In the small town of Hadlee, Mississippi, during the 1980s, Jason Lee Rainey struggles to find his way amongst the old, steadfast Southern attitudes about race, while his friendship with a black boy, Samson Johnson, deepens. By way of stories from others, Jason Lee learns about his larger-than-life father, who was killed in Vietnam. He longs to become that sort of man, but doesn’t believe he has it in him
In The Clock Of Life he learns lessons from the past, and the realities of inequality. He flourishes with the bond of friendship; endures the pain of senseless death; finds the courage to stand up for what he believes is right; and comes to realize he is his father’s son.
This story explores how two unsettling chapters in American history, the Civil Rights Movement and the Vietnam War, affect the fate of a family, a town, and two boyhood friends.
When I think about books influenced from the South, names that come to mind are Harper Lee, William Faulkner, Zora Neale Hurston to name a few. As we read their stories now, they take us back to a place in time that for some it reminisces good or bad but for others there is only a captured sentiment. After reading this book, I would gladly put it right alongside with them. From the very first page, you are taken back to a time that seems so distant yet it really wasn’t that long ago.
Despite this being a work of fiction, you find yourself getting swooped up in the spirit of the story from its historical references that at times inspire you or frustrate you looking back. Whether people acknowledge or not, there is much of history that has been a crucial dynamic of its lasting influences such as Civil Rights and its influence in the South or Vietnam and how it has affected so many emotionally integrating back into mainstream life.

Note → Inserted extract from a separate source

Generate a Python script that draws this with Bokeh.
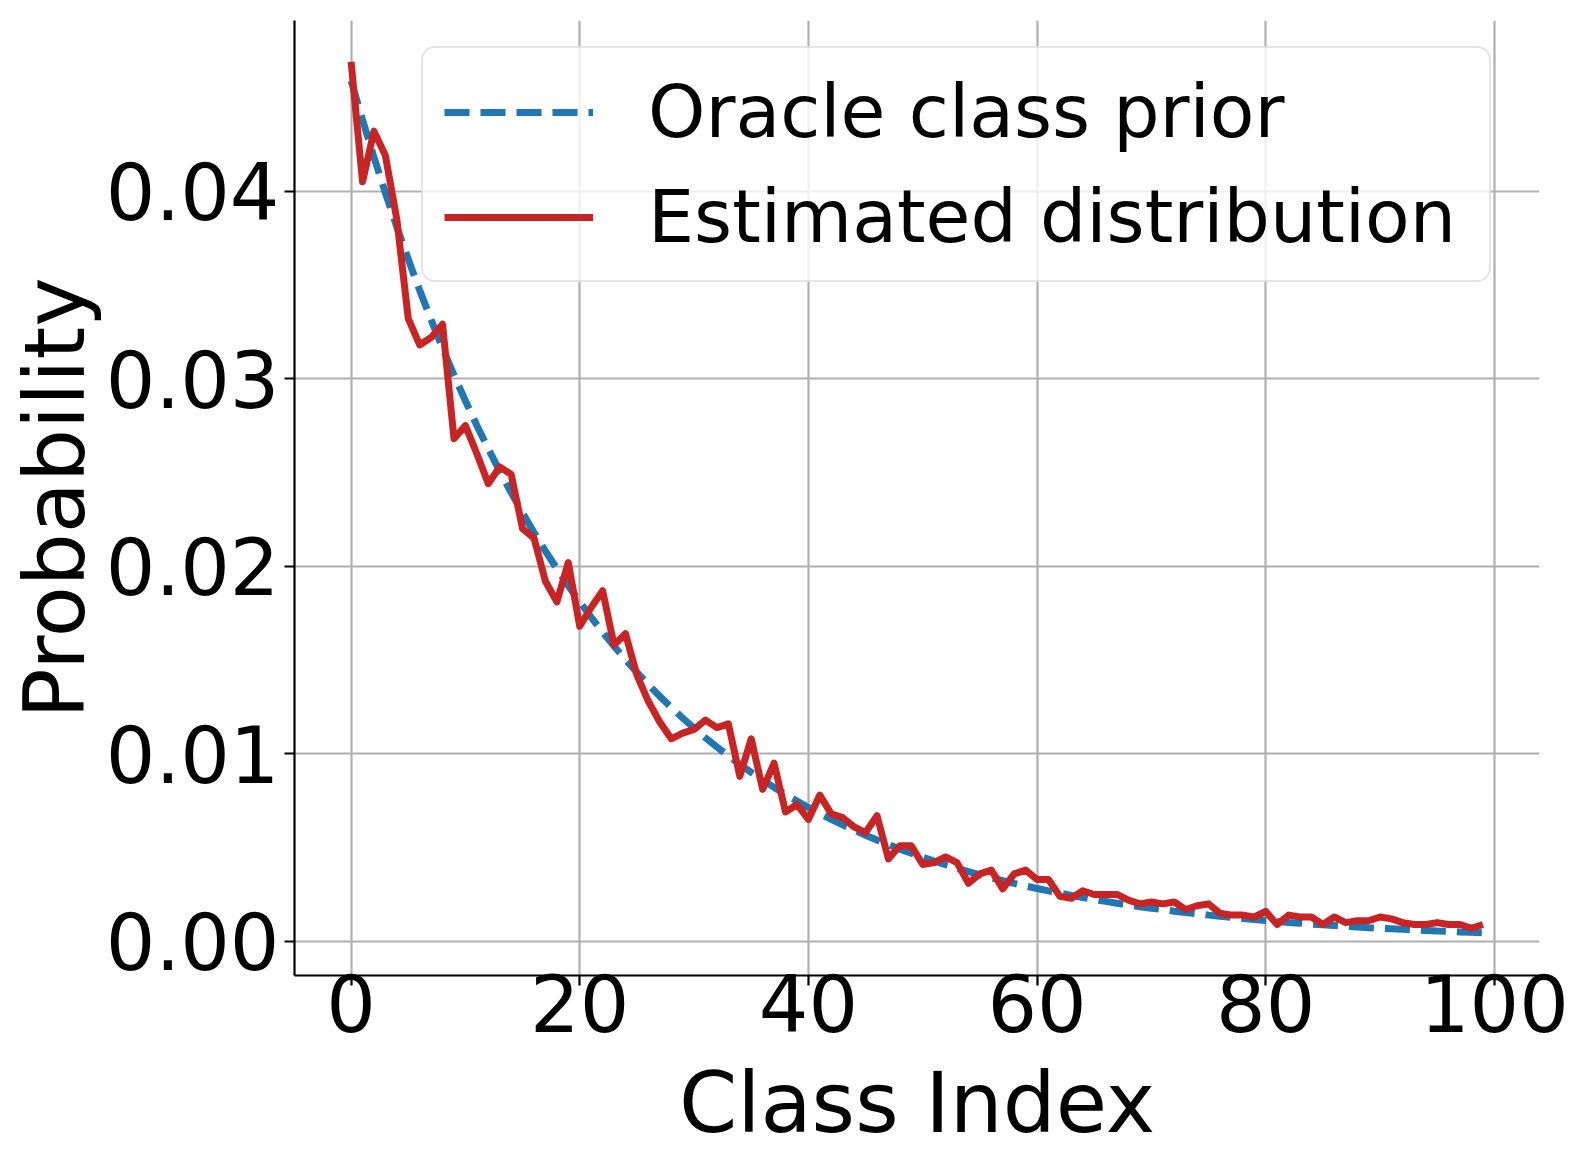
from bokeh.plotting import figure
from bokeh.models import Range1d, FixedTicker, PrintfTickFormatter, Legend, LegendItem, ColumnDataSource
from bokeh.embed import file_html
from bokeh.resources import INLINE

class_index = list(range(100))

oracle_prior = [
    0.04589, 0.04381, 0.04181, 0.03991, 0.03810, 0.03637, 0.03471, 0.03314, 0.03163, 0.03019,
    0.02882, 0.02751, 0.02626, 0.02507, 0.02393, 0.02284, 0.02180, 0.02081, 0.01987, 0.01896,
    0.01810, 0.01728, 0.01649, 0.01574, 0.01503, 0.01434, 0.01369, 0.01307, 0.01248, 0.01191,
    0.01137, 0.01085, 0.01036, 0.00989, 0.00944, 0.00901, 0.00860, 0.00821, 0.00784, 0.00748,
    0.00714, 0.00682, 0.00651, 0.00621, 0.00593, 0.00566, 0.00540, 0.00516, 0.00492, 0.00470,
    0.00448, 0.00428, 0.00409, 0.00390, 0.00372, 0.00355, 0.00339, 0.00324, 0.00309, 0.00295,
    0.00282, 0.00269, 0.00257, 0.00245, 0.00234, 0.00223, 0.00213, 0.00203, 0.00194, 0.00185,
    0.00177, 0.00169, 0.00161, 0.00154, 0.00147, 0.00140, 0.00134, 0.00128, 0.00122, 0.00116,
    0.00111, 0.00106, 0.00101, 0.00097, 0.00092, 0.00088, 0.00084, 0.00080, 0.00077, 0.00073,
    0.00070, 0.00067, 0.00064, 0.00061, 0.00058, 0.00055, 0.00053, 0.00050, 0.00048, 0.00046,
]

estimated = [
    0.0469, 0.0405, 0.0432, 0.0419, 0.0385, 0.0332, 0.0318, 0.0322, 0.0329, 0.0268,
    0.0275, 0.0260, 0.0244, 0.0253, 0.0249, 0.0220, 0.0215, 0.0192, 0.0181, 0.0202,
    0.0168, 0.0178, 0.0187, 0.0158, 0.0164, 0.0142, 0.0128, 0.0117, 0.0108, 0.0111,
    0.0113, 0.0118, 0.0114, 0.0116, 0.0088, 0.0108, 0.0081, 0.0095, 0.0069, 0.0073,
    0.0065, 0.0078, 0.0068, 0.0066, 0.0061, 0.0058, 0.0067, 0.0044, 0.0051, 0.0051,
    0.0041, 0.0042, 0.0045, 0.0042, 0.0031, 0.0036, 0.0038, 0.0028, 0.0036, 0.0038,
    0.0033, 0.0033, 0.0024, 0.0023, 0.0027, 0.0025, 0.0025, 0.0025, 0.0022, 0.0020,
    0.0021, 0.0020, 0.0021, 0.0017, 0.0019, 0.0020, 0.0015, 0.0014, 0.0014, 0.0013,
    0.0016, 0.0009, 0.0014, 0.0013, 0.0013, 0.0009, 0.0013, 0.0010, 0.0011, 0.0011,
    0.0013, 0.0012, 0.0010, 0.0009, 0.0009, 0.0010, 0.0009, 0.0009, 0.0007, 0.0009,
]

x_ticks = [0, 20, 40, 60, 80, 100]
y_ticks = [0.0, 0.01, 0.02, 0.03, 0.04]
label_oracle = "Oracle class prior"
label_est = "Estimated distribution"

FONT = "DejaVu Sans"

p = figure(width=1570, height=1160, output_backend="svg", toolbar_location=None,
           x_range=Range1d(-4.95, 103.95), y_range=Range1d(-0.00182, 0.0491),
           min_border_left=294, min_border_right=31, min_border_top=20, min_border_bottom=185)
p.outline_line_color = None
p.background_fill_color = "white"
p.border_fill_color = "white"

src = ColumnDataSource(dict(x=class_index, oracle=oracle_prior, est=estimated))
r1 = p.line("x", "oracle", source=src, line_color="#1f77b4", line_width=7, line_dash="25 11")
r2 = p.line("x", "est", source=src, line_color="#c82423", line_width=7, line_join="round")

for ax in (p.xaxis[0], p.yaxis[0]):
    ax.axis_line_color = "black"
    ax.axis_line_width = 2.2
    ax.major_tick_line_color = "black"
    ax.major_tick_line_width = 2.2
    ax.major_tick_out = 10
    ax.major_tick_in = 0
    ax.minor_tick_line_color = None
    ax.major_label_text_font = FONT
    ax.major_label_text_font_size = "78px"
    ax.major_label_text_color = "black"
    ax.axis_label_text_font = FONT
    ax.axis_label_text_font_size = "83.5px"
    ax.axis_label_text_font_style = "normal"
    ax.axis_label_text_color = "black"

p.xaxis.ticker = FixedTicker(ticks=x_ticks)
p.yaxis.ticker = FixedTicker(ticks=y_ticks)
p.yaxis.formatter = PrintfTickFormatter(format="%.2f")
p.xaxis.axis_label = "Class Index"
p.yaxis.axis_label = "Probability"
p.xaxis.major_label_standoff = -12
p.yaxis.major_label_standoff = 5
p.xaxis.axis_label_standoff = 19
p.yaxis.axis_label_standoff = -1

p.xgrid.ticker = FixedTicker(ticks=x_ticks)
p.ygrid.ticker = FixedTicker(ticks=y_ticks)
p.grid.grid_line_color = "#b0b0b0"
p.grid.grid_line_width = 2.2

legend = Legend(items=[LegendItem(label=label_oracle, renderers=[r1]),
                       LegendItem(label=label_est, renderers=[r2])],
                location=(127, 693))
legend.label_text_font = FONT
legend.label_text_font_size = "73px"
legend.label_text_color = "black"
legend.glyph_width = 149
legend.label_standoff = 55
legend.label_width = 820
legend.padding = 21
legend.spacing = 20
legend.margin = 0
legend.border_line_color = "#cccccc"
legend.border_line_width = 2
legend.background_fill_color = "white"
legend.background_fill_alpha = 0.8
if "border_radius" in legend.properties():
    legend.border_radius = 14
p.add_layout(legend, "center")

open("out.html", "w").write(file_html(p, INLINE))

Overall, I thoroughly enjoyed this book. I couldn’t put the book down. This was a well written story that embodied a spirit and culture of the past that rarely now can be captured as so eloquently. The way she developed the characters and/or their relationships with each other seemed seamless. You felt like you knew them and were there experiencing the story with them. If your mind was an open canvas, her literal words painted the most beautiful story of life, friendship, and the inspiration of those who had the fortitude to open their heart bending the rules to the social norms.